Holding's claims regarding the story of the rich young man, and Malina's comments thereon, fall apart when the point I just laid out is recognized.
On my J. P. Holding, elites, and disgruntled masses, I'm getting tired, so I'll be quick.
1) Holding dodges the question of whether he believes, as I suggested, "that in antiquity, there was no significant difference between the values of the rich and the values of the commoners," and ignores the fact that I give quotations from him indicating he does take this position.
2) The attraction issue is dealt with above.
3) Holding sets up a system where nothing can ever count as evidence against his position: if Christianity was typical in some way, people would have no reason to join, if it was atypical in any way other than Holding's entirely hypothetical claim of overwhelming evidence, then people would be driven away. He sets up a system where nothing can, in principle, count as evidence against his views.

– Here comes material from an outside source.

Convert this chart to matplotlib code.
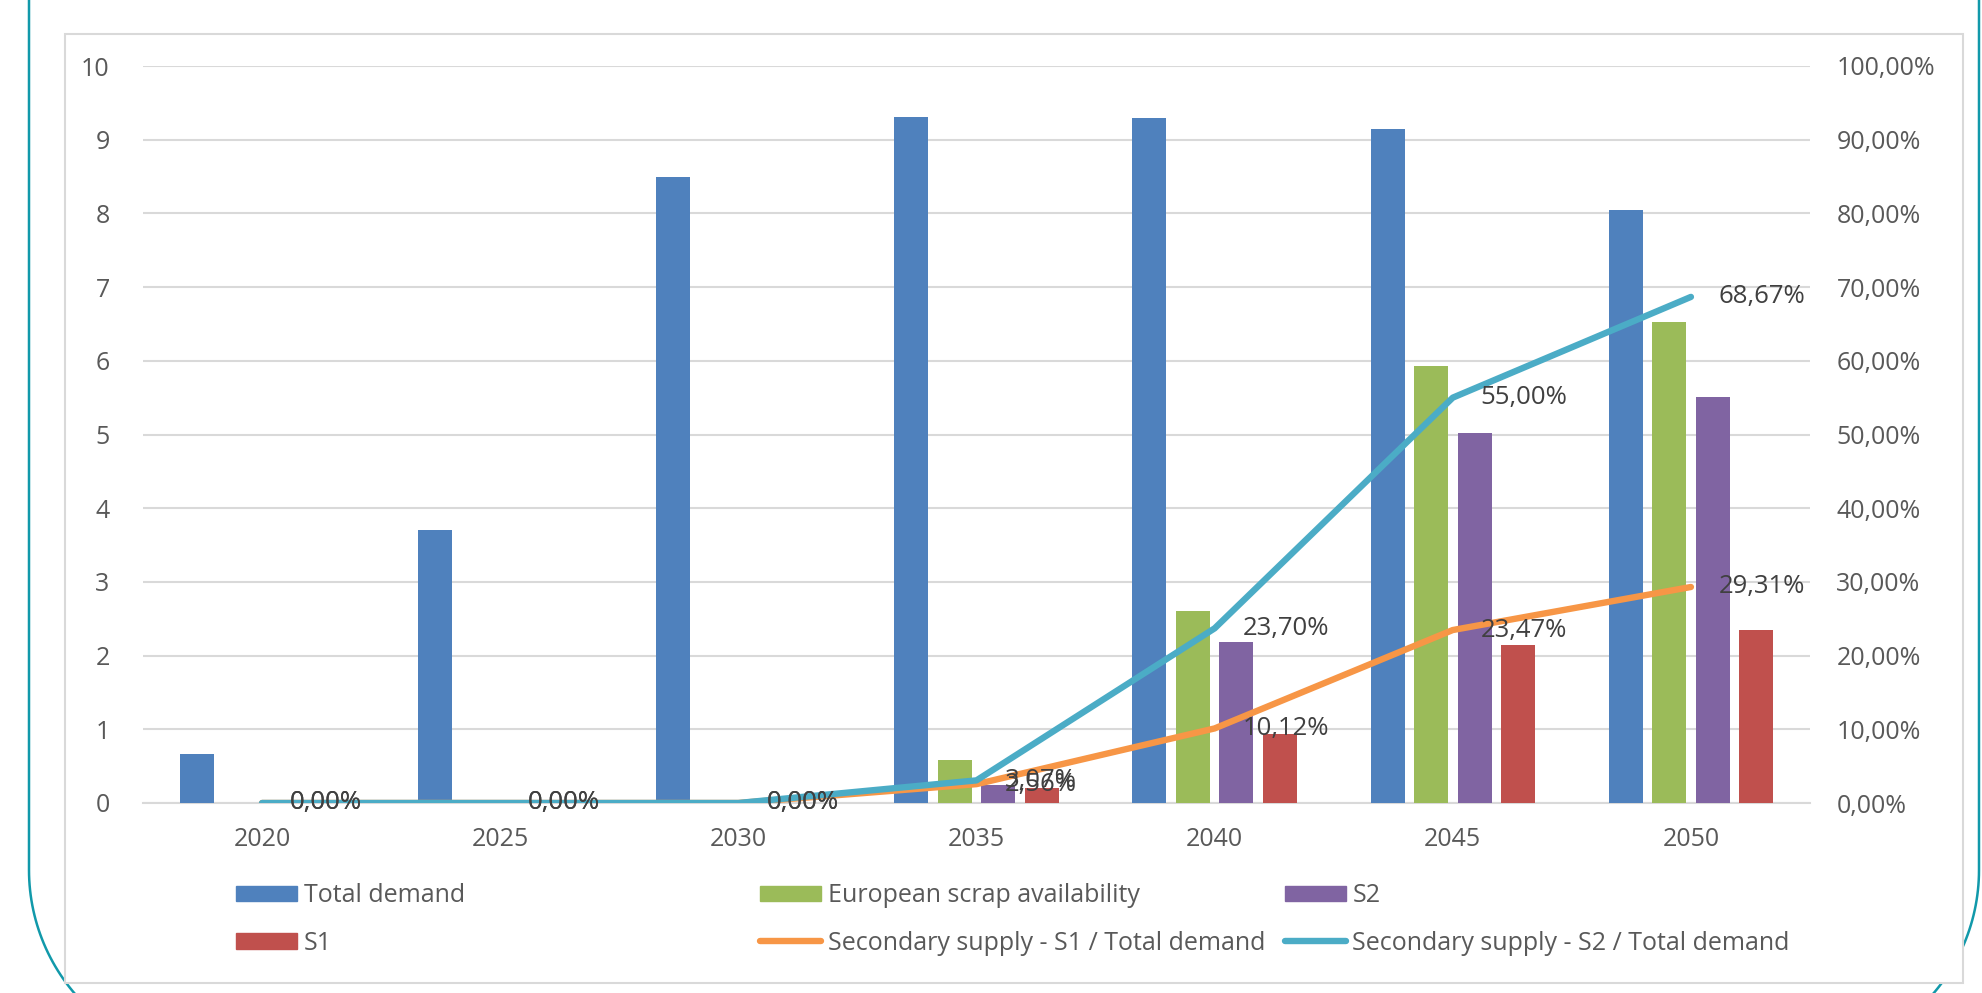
import numpy as np
import matplotlib
matplotlib.use("Agg")
from matplotlib import pyplot as plt
from matplotlib.patches import Rectangle, Patch
from matplotlib.lines import Line2D
from matplotlib.ticker import FuncFormatter

plt.rcParams['font.family'] = ['Open Sans', 'DejaVu Sans']

years = ['2020', '2025', '2030', '2035', '2040', '2045', '2050']
total_demand = [0.67, 3.71, 8.49, 9.31, 9.30, 9.14, 8.04]
scrap = [0, 0, 0, 0.58, 2.61, 5.93, 6.52]
s2 = [0, 0, 0, 0.25, 2.19, 5.02, 5.51]
s1 = [0, 0, 0, 0.21, 0.93, 2.14, 2.35]
ratio_s1 = [0.0, 0.0, 0.0, 2.56, 10.12, 23.47, 29.31]
ratio_s2 = [0.0, 0.0, 0.0, 3.07, 23.70, 55.00, 68.67]

blue = '#4F81BD'
green = '#9BBB59'
purple = '#8064A2'
red = '#C0504D'
orange = '#F79646'
teal = '#4BACC6'
txt = '#595959'

W, H = 1983, 993
fig = plt.figure(figsize=(W / 100, H / 100), dpi=100)

# background: teal border with round bottom corners + grey chart frame
bg = fig.add_axes([0, 0, 1, 1], zorder=0)
bg.set_xlim(0, W)
bg.set_ylim(H, 0)
bg.axis('off')
rad, left, right, yc = 190, 29, 1979, 870
th = np.linspace(0, np.pi / 2, 60)
bx = np.concatenate([[left], left + rad - rad * np.cos(th),
                     right - rad + rad * np.sin(th)[::-1] * 0 + rad * np.cos(th[::-1]), [right]])
by = np.concatenate([[-10], yc + rad * np.sin(th), yc + rad * np.sin(th[::-1]), [-10]])
bg.plot(bx, by, color='#1199AA', lw=1.8)
bg.add_patch(Rectangle((65, 34), 1898, 949, fc='white', ec='#D9D9D9', lw=1.5, zorder=3))

# main axes
ax = fig.add_axes([143 / W, 1 - 803 / H, (1810 - 143) / W, (803 - 66) / H], zorder=2)
ax.set_facecolor('none')
x = np.arange(len(years))
step = 0.1826
bw = 0.143
ax.bar(x - 1.5 * step, total_demand, bw, color=blue, zorder=3)
ax.bar(x - 0.5 * step, scrap, bw, color=green, zorder=3)
ax.bar(x + 0.5 * step, s2, bw, color=purple, zorder=3)
ax.bar(x + 1.5 * step, s1, bw, color=red, zorder=3)

ax.set_xlim(-0.5, len(years) - 0.5)
ax.set_ylim(0, 10)
ax.set_yticks(range(0, 11))
ax.set_xticks(x)
ax.set_xticklabels(years)
ax.yaxis.grid(True, color='#D9D9D9', lw=1.5)
ax.set_axisbelow(True)
for s in ['top', 'left', 'right']:
    ax.spines[s].set_visible(False)
ax.spines['bottom'].set_color('#D9D9D9')
ax.spines['bottom'].set_linewidth(1.5)
ax.tick_params(axis='both', length=0, labelsize=18, labelcolor=txt)
ax.tick_params(axis='y', pad=24)
ax.tick_params(axis='x', pad=17)

ax2 = ax.twinx()
ax2.set_ylim(0, 1)
ax2.set_yticks(np.arange(0, 1.01, 0.1))
ax2.yaxis.set_major_formatter(FuncFormatter(lambda v, p: ('%.2f%%' % (v * 100)).replace('.', ',')))
for s in ['top', 'left', 'right', 'bottom']:
    ax2.spines[s].set_visible(False)
ax2.tick_params(axis='y', length=0, labelsize=18, labelcolor=txt, pad=19)

r1 = np.array(ratio_s1) / 100
r2 = np.array(ratio_s2) / 100
ax2.plot(x, r1, color=orange, lw=4.6, solid_capstyle='round', solid_joinstyle='round', zorder=4)
ax2.plot(x, r2, color=teal, lw=4.6, solid_capstyle='round', solid_joinstyle='round', zorder=4)
for xi, v, lab in list(zip(x, r1, ratio_s1)) + list(zip(x, r2, ratio_s2)):
    ax2.annotate(('%.2f%%' % lab).replace('.', ','), (xi, v), xytext=(28, 0),
                 textcoords='offset pixels', ha='left', va='center',
                 fontsize=18.5, color='#404040', zorder=5)

# legend, three columns placed like the original
cols = [
    ([Patch(color=blue), Patch(color=red)], ['Total demand', 'S1'], 236),
    ([Patch(color=green), Line2D([], [], color=orange, lw=4.6, solid_capstyle='round')],
     ['European scrap availability', 'Secondary supply - S1 / Total demand'], 760),
    ([Patch(color=purple), Line2D([], [], color=teal, lw=4.6, solid_capstyle='round')],
     ['S2', 'Secondary supply - S2 / Total demand'], 1285),
]
for handles, labels, lx in cols:
    leg = fig.legend(handles, labels, loc='center left',
                     bbox_to_anchor=(lx / W, 1 - 919.5 / H), frameon=False,
                     fontsize=18, handlelength=2.45, handleheight=0.6,
                     handletextpad=0.25, labelspacing=0.9, borderpad=0,
                     borderaxespad=0)
    for t in leg.get_texts():
        t.set_color(txt)

fig.savefig('out.png', dpi=100)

Finally, I'll deal with one piece of fluff: Holding says "putting me on edge" was one of his main motives for creating the thread. I find this comment interesting, because it suggests that the tedious insult fluff which Holding has made his trademark is part of some strange form of psychological warfare. It's as if Holding wants people to lose all hope of having an intelligent conversation with him, something that has indeed happened in several cases. This makes me feel more confident in my decision to ignore the majority of Holding's fluff.